Volcker will chair an independent oversight board that will have wide authority in revamping the accounting company's business practices, said Joseph F. Berardino, chief executive of Andersen Worldwide SC.
``We've had a major letdown in our whole process,'' Berardino told reporters Sunday. ``There are fundamental questions in terms of the principles being used. It's obvious the public has been let down, and the question is what should their expectations be.''
Volcker, who is not being paid for his services, told reporters he was satisfied that he would have enough authority to get Andersen to adopt whatever reforms his panel favors. He declined to give a specific time frame, but said he hoped the work would be complete within 18 months.
``There's no chance I would be here unless I thought we'd have unprecedented authority'' in reforming the firm, Volcker said. ``Accounting and auditing in this country is in a state of crisis.
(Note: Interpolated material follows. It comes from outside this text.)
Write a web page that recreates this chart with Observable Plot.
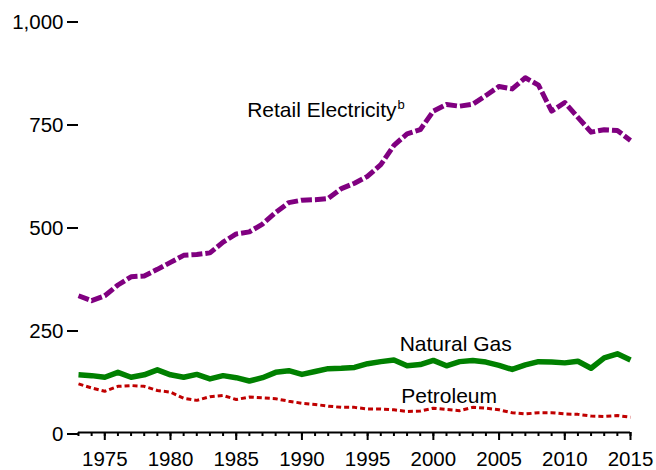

It's important that this be cleaned up and changed.''
The announcement of Volcker's appointment came one day after an internal probe into Enron's financial practices criticized Andersen's conduct in the Enron debacle, which led to the largest bankruptcy in U.S. history.
``The evidence available to us suggests that Andersen did not fulfill its professional responsibilities in connection with its audits of Enron's financial statements, or its obligation to bring to the attention of Enron's board .... concerns about Enron's internal controls,'' according to the probe, which was done by a special committee of Enron's board.
Andersen had already taken steps to restore its public image, including firing David Duncan, a partner who allegedly had a hand in shredding documents related to Enron's financial collapse. It has also asked former U.S. Sen. John Danforth to review the company's records management policy and to recommend improvements.
As an initial step in its reforms, Berardino said Andersen would no longer provide certain kinds of consulting services to companies whose books they are auditing. Three of the other five major accounting firms have already endorsed such limits, leaving Deloitte & Touche as the only large firm that has not taken a position on the issue.
``Real people got hurt'' in the Enron debacle, Berardino said. ``We understand that. The question is what can we do better. ... I think you're going to see a fundamental restructuring of the accounting industry in the United States.''
Rep. Jim Greenwood, chairman of the House oversight and investigations subcommittee, reacted skeptically to the hiring of Volcker.
``They need to come forward and say `we blew it' and that 'we're now going to change from within,''' Greenwood, R-Pa., said on CNN's ``Late Edition.'' He said that instead, Andersen had placed the blame on Duncan, the Houston auditor in charge of the Enron account.